TAXABLE INCOME: $165,800 (AGI minus Exemptions and Deductions: 200K – 27K – $7200).

B. Accessions to Wealth: What is considered income

1. In General: No single conclusive criterion has been found to determine in all situations what is a sufficient gain to support the imposition of an income tax.

Commissioner v. Glenshaw Glass Co.

I: Does $ received as punitive damage count as gross income under §61 which must be reported? Glenshaw didn’t report $324K punitive portion of settlement as income. Taxpayer claimed that income is derived from capital, labor or both. Punitives do not fit w/in this definition. Hunting Farms case was relied upon by the TC b/c it said that the punitive damages are not capital, labor, or both.

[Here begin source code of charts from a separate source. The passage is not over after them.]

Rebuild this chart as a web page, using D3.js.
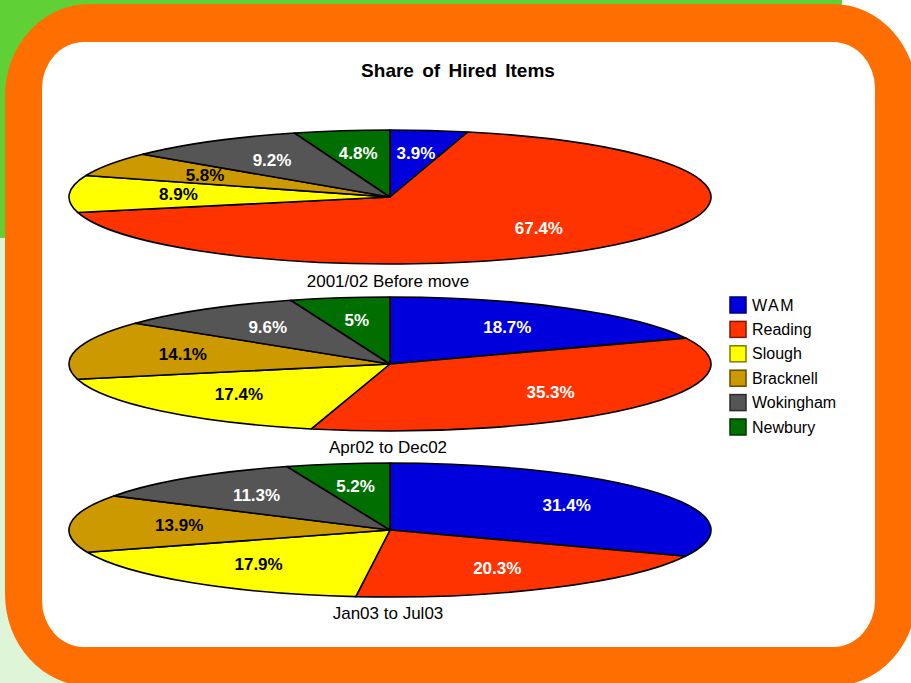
<!DOCTYPE html>
<html><head><meta charset="utf-8">
<script src="https://cdn.jsdelivr.net/npm/d3@7"></script>
<style>body{margin:0;background:#fff}svg{display:block;font-family:"Liberation Sans",Arial,sans-serif}</style>
</head><body>
<svg id="c" width="911" height="683"></svg>
<script>
const categories = ["WAM","Reading","Slough","Bracknell","Wokingham","Newbury"];
const colors = ["#0000dd","#ff3300","#ffff00","#cc9900","#555555","#006e00"];
const labelColors = ["#fff","#fff","#000","#000","#fff","#fff"];
const periods = ["2001/02 Before move","Apr02 to Dec02","Jan03 to Jul03"];
const values2001 = [3.9,67.4,8.9,5.8,9.2,4.8];
const valuesApr02 = [18.7,35.3,17.4,14.1,9.6,5];
const valuesJan03 = [31.4,20.3,17.9,13.9,11.3,5.2];
const seriesValues = [values2001, valuesApr02, valuesJan03];
const title = "Share of Hired Items";

const svg = d3.select("#c");
// backgrounds
svg.append("rect").attr("x",0).attr("y",238).attr("width",450).attr("height",445).attr("fill","#dff5d8");
svg.append("rect").attr("x",0).attr("y",0).attr("width",842).attr("height",238).attr("fill","#5fd035");
svg.append("rect").attr("x",5).attr("y",4).attr("width",912).attr("height",682).attr("rx",84).attr("ry",92).attr("fill","#ff6e00");
svg.append("rect").attr("x",42).attr("y",42).attr("width",833).attr("height",605).attr("rx",42).attr("ry",46).attr("fill","#fff");

svg.append("text").attr("x",458).attr("y",70).attr("text-anchor","middle").attr("dominant-baseline","central")
  .attr("font-size",19).attr("font-weight","bold").attr("word-spacing",3).text(title);

const cx = 390, rx = 321, ry = 67;
const centersY = [197, 364, 530];
const subY = [281, 447, 613];
const pie = d3.pie().sort(null).value(d=>d);
const arc = d3.arc().innerRadius(0).outerRadius(rx);
const lab = d3.arc().innerRadius(rx*0.66).outerRadius(rx*0.66);

seriesValues.forEach((vals,i)=>{
  const g = svg.append("g").attr("transform",`translate(${cx},${centersY[i]})`);
  const gs = g.append("g").attr("transform",`scale(1,${ry/rx})`);
  const arcs = pie(vals);
  gs.selectAll("path").data(arcs).join("path")
    .attr("d",arc).attr("fill",(d,j)=>colors[j])
    .attr("stroke","#000").attr("stroke-width",1.6).attr("stroke-linejoin","round")
    .attr("vector-effect","non-scaling-stroke");
  g.selectAll("text").data(arcs).join("text")
    .attr("x",d=>lab.centroid(d)[0]).attr("y",d=>lab.centroid(d)[1]*ry/rx)
    .attr("text-anchor","middle").attr("dominant-baseline","central")
    .attr("font-size",17).attr("font-weight","bold")
    .attr("fill",(d,j)=>labelColors[j]).text(d=>d.data+"%");
  svg.append("text").attr("x",cx-2).attr("y",subY[i]).attr("text-anchor","middle").attr("dominant-baseline","central")
    .attr("font-size",17).text(periods[i]);
});

const lg = svg.append("g");
categories.forEach((c,j)=>{
  const y = 305 + j*24.4;
  lg.append("rect").attr("x",730).attr("y",y-8).attr("width",16).attr("height",16)
    .attr("fill",colors[j]).attr("stroke",d3.color(colors[j]).darker(2)).attr("stroke-width",1.5);
  lg.append("text").attr("x",752).attr("y",y).attr("dominant-baseline","central")
    .attr("font-size",16).attr("letter-spacing",j===0?1.5:0).text(c);
});
</script>
</body></html>
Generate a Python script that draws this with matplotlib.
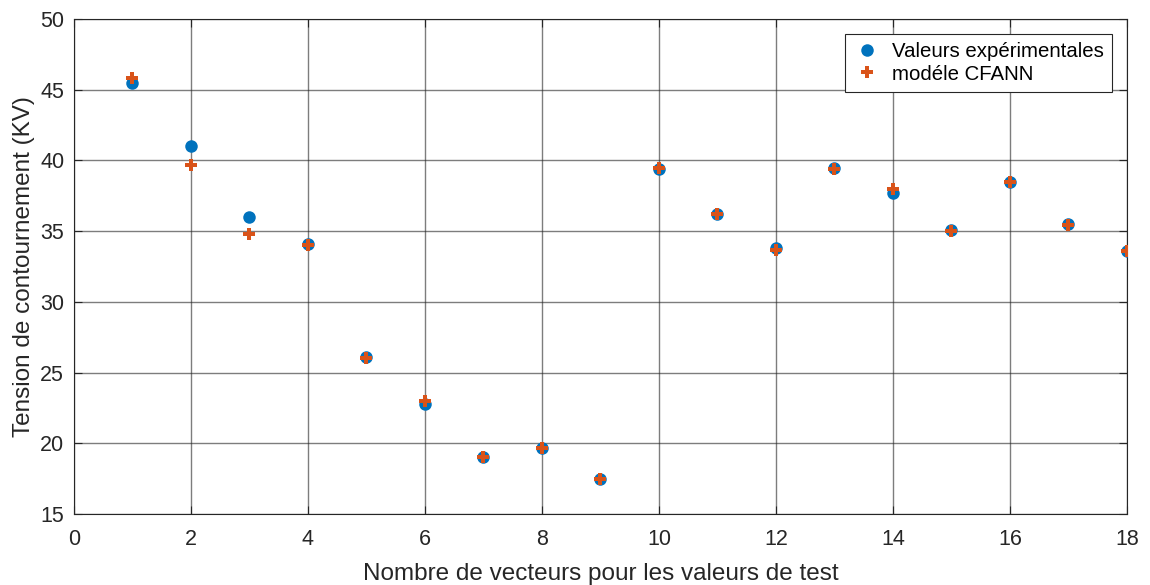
import matplotlib.pyplot as plt
import numpy as np

plt.rcParams['font.family'] = ['Liberation Sans', 'DejaVu Sans']

n = np.arange(1, 19)
experimentales = [45.5, 41.0, 36.0, 34.1, 26.1, 22.8, 19.0, 19.7, 17.5,
                  39.4, 36.2, 33.8, 39.5, 37.7, 35.1, 38.5, 35.5, 33.6]
cfann = [45.8, 39.7, 34.8, 34.0, 26.0, 23.0, 19.0, 19.7, 17.5,
         39.5, 36.2, 33.7, 39.4, 38.0, 35.0, 38.5, 35.4, 33.6]

fig = plt.figure(figsize=(11.5, 5.85), dpi=100)
ax = fig.add_axes([0.0643, 0.1214, 0.9157, 0.8461])

ax.plot(n, experimentales, 'o', color=(0, 0.447, 0.741), markersize=9,
        markeredgewidth=0, label='Valeurs expérimentales', zorder=3)
ax.plot(n, cfann, 'P', color=(0.85, 0.325, 0.098), markersize=9,
        markeredgewidth=0, label='modéle CFANN', zorder=4)

ax.set_xlim(0, 18)
ax.set_ylim(15, 50)
ax.set_xticks(np.arange(0, 19, 2))
ax.set_yticks(np.arange(15, 51, 5))
ax.grid(True, color='#262626', linewidth=1.0, alpha=0.6)
ax.set_axisbelow(True)
ax.tick_params(direction='in', labelsize=15.5, length=6, top=True, right=True,
               color='#262626', labelcolor='#262626')
ax.tick_params(axis='x', pad=11)
ax.tick_params(axis='y', pad=7)
for s in ax.spines.values():
    s.set_color('#262626')

ax.set_xlabel('Nombre de vecteurs pour les valeurs de test', fontsize=17.5,
              color='#262626', labelpad=9)
ax.set_ylabel('Tension de contournement (KV)', fontsize=17.5, color='#262626',
              labelpad=4)

leg = ax.legend(loc='upper right', fontsize=14.7, fancybox=False,
                edgecolor='#262626', framealpha=1, borderaxespad=0.75,
                handlelength=1.4, handletextpad=0.5, labelspacing=0.15,
                borderpad=0.4)
leg.get_frame().set_linewidth(0.8)

fig.savefig('out.png', dpi=100)
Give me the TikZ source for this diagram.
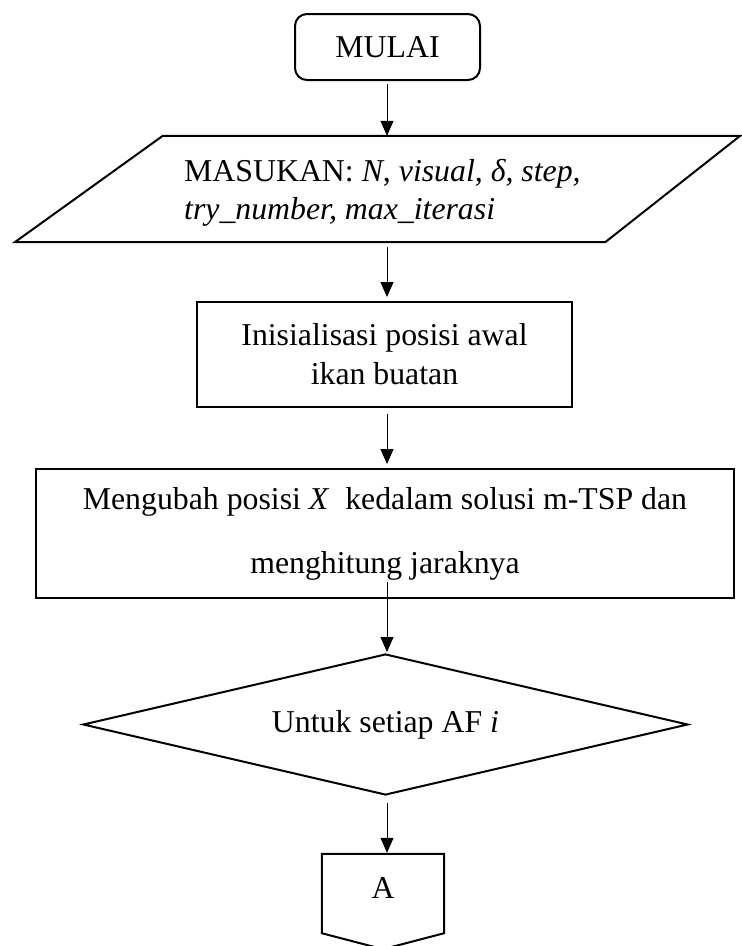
\documentclass[tikz,border=0pt]{standalone}
\usepackage{fontspec}
\setmainfont{Liberation Serif}
\usetikzlibrary{arrows.meta,shapes.geometric}
\begin{document}
\begin{tikzpicture}[x=1pt,y=-1pt,
  shapebox/.style={draw, line width=2pt, inner sep=0pt},
  arr/.style={line width=1pt, -{Triangle[length=15pt,width=13pt]}},
  every node/.style={font=\fontsize{31.8}{39}\selectfont}]
\useasboundingbox (0,0) rectangle (742,946);
\coordinate (ax) at (387,0);
% start
\node[shapebox, rounded corners=12pt, minimum width=185pt, minimum height=66pt] (mulai) at (387.5,47) {MULAI};
% input parallelogram
\node[inner sep=0pt, minimum width=725pt, minimum height=106pt] (in) at (377.5,189) {};
\draw[line width=2pt, line join=miter] ([xshift=148pt]in.north west) -- (in.north east) -- ([xshift=-135pt]in.south east) -- (in.south west) -- cycle;
\node[anchor=west, align=left, inner sep=0pt, font=\fontsize{31.8}{38}\selectfont] (intext) at (184,192.5)
  {MASUKAN: \textit{N}, \textit{visual, δ, step,}\\\textit{try\_number, max\_iterasi}};
% init box
\node[shapebox, minimum width=375pt, minimum height=105pt, align=center] (init) at (384.5,354.5)
  {Inisialisasi posisi awal\\ikan buatan};
% convert box
\node[shapebox, minimum width=698pt, minimum height=129pt, align=center, font=\fontsize{31.8}{64}\selectfont] (ubah) at (385,533.5)
  {Mengubah posisi \textit{X}\ \ kedalam solusi m-TSP dan\\menghitung jaraknya};
% decision
\node[shapebox, diamond, shape aspect=4.3, minimum width=605pt, minimum height=141pt] (af) at (385.5,724.5) {Untuk setiap AF \textit{i}};
% off-page connector
\node[inner sep=0pt, minimum width=122pt, minimum height=79pt, text height=21pt, text depth=11pt] (A) at (383,893.5) {A};
\draw[line width=2pt, line join=miter] (A.north west) -- (A.north east) -- (A.south east) -- ([yshift=-16pt]A.south) -- (A.south west) -- cycle;
% connectors
\draw[arr, shorten <=3pt] (mulai.south -| ax) -- (in.north -| ax);
\draw[arr, shorten <=5pt, shorten >=4pt] (in.south -| ax) -- (init.north -| ax);
\draw[arr, shorten <=6pt, shorten >=4pt] (init.south -| ax) -- (ubah.north -| ax);
\draw[arr, shorten <=-17pt, shorten >=1pt] (ubah.south -| ax) -- (af.north -| ax);
\draw[arr, shorten <=7pt, shorten >=1pt] (af.south -| ax) -- (A.north -| ax);
\end{tikzpicture}
\end{document}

But, Hunting Farms wasn’t acquiesced by the Commissioner so it’s not precedent.

H: Yes. Taxable income. Undeniable accessions to wealth.

R: Court gives a liberal construction to this broad phraseology in recognition of the intention of Congress to tax all gains (“accessions to wealth) except those specifically exempted. (This is a broad statement that probably shouldn’t be taken to an extreme.) Mere fact that payments were extracted from wrongdoers as punishment cannot detract from their character as taxable income to the recipients.

Eisner v. Macomber

I: Does the distribution of a corporate stock dividend (as opposed to a cash dividend, which is obviously income) constitute a realized gain to the shareholder?

H: Distributions is not a taxable event, this tax statute violates 16th Amend.

R: Taxpayer received nothing out of the company’s assets for his separate use and benefit. Ms. Macomber never realized any income. In order to realize, Ms. Macomber would have had to sell. Court describes income as the gain derived from capital, from labor, or from both combined.